Audiences love holiday films and romantic comedies
Netflix has consistently refused to release ratings info and has decried measurement efforts from third parties like Nielsen, but Sarandos did share two pieces of data regarding viewership of Netflix’s original movies.
Its new holiday film, The Christmas Chronicles, had more than 20 million views in its first week, which Sarandos said represented the biggest first-week audience ever for a movie featuring Kurt Russell. (He did not elaborate on what Netflix considers a “view”—the number of people who started the film, how many completed it or whether it is an average-audience-per-minute metric a la Nielsen ratings.)
And last summer, 80 million people watched one or more of Netflix’s romantic comedies, like To All the Boys I’ve Loved Before. “Those kids are all movie stars now,” said Sarandos.
How it decides what shows to cancel
While Netflix used to almost reflexively renew its shows, the streaming service is now routinely canceling several series—even high-profile ones like Marvel’s Daredevil, which won’t be returning for a fourth season.
As the company decides which shows to renew, “it’s not purely audience, it’s quality of the audience as well,” said Sarandos, explaining that some series have smaller audience bases, but “there are some shows that people join Netflix just to watch. All of the subscription revenue from that member is attributed to that show.”
That was the case with Longmire, which Netflix picked up in 2014 after A&E canceled it. The show attracted an older audience, but it also drew many new subscribers who signed up specifically to watch that series. “It brought a lot of brand love to Netflix,” where it ran for three more seasons, said Sarandos.
Ultimately, it comes down to “are you spending it wisely for the member,” said Sarandos. “We need the shows that people watch. We need the shows that people love.”
Who’s worth $100 million?
Netflix has upended the industry over the past year by locking in top talent like Shonda Rhimes, Ryan Murphy and Kenya Barris to nine-figure exclusive deals.

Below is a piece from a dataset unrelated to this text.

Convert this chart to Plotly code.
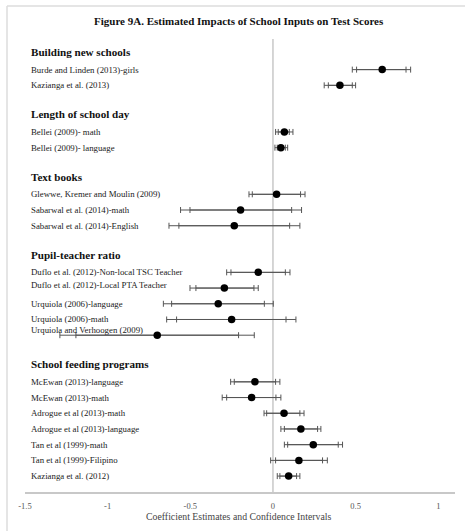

When signing those megadeals, Netflix seeks out “people who have a brand and a voice,” said Sarandos, adding, “Ryan Murphy wants to win Emmys, and he wants you to watch his shows. And he doesn’t want to give up either of those things. We want to be in that business.”
Yes, he saw that SNL sketch about Netflix
Sarandos discussed the sketch in this weekend’s Saturday Night Live that spoofed his company, which the show claimed would be “making every show in the world” next year.
“Was that guy supposed to be me?” he asked of the Red Bull-drinking exec played by Mikey Day who throws stacks of cash at one person during a pitch meeting.
He joked of SNL’s Comedians in Cars Getting Coffee knockoff, Leslie Jones in a Van Getting Batteries, “I would definitely buy that show.”
Sarandos did seem to get in a dig at Saturday Night Live, pointing out that “South Park did that same sketch a couple of years ago” and joking that SNL needs to be “funnier and faster” than its comedy competitor.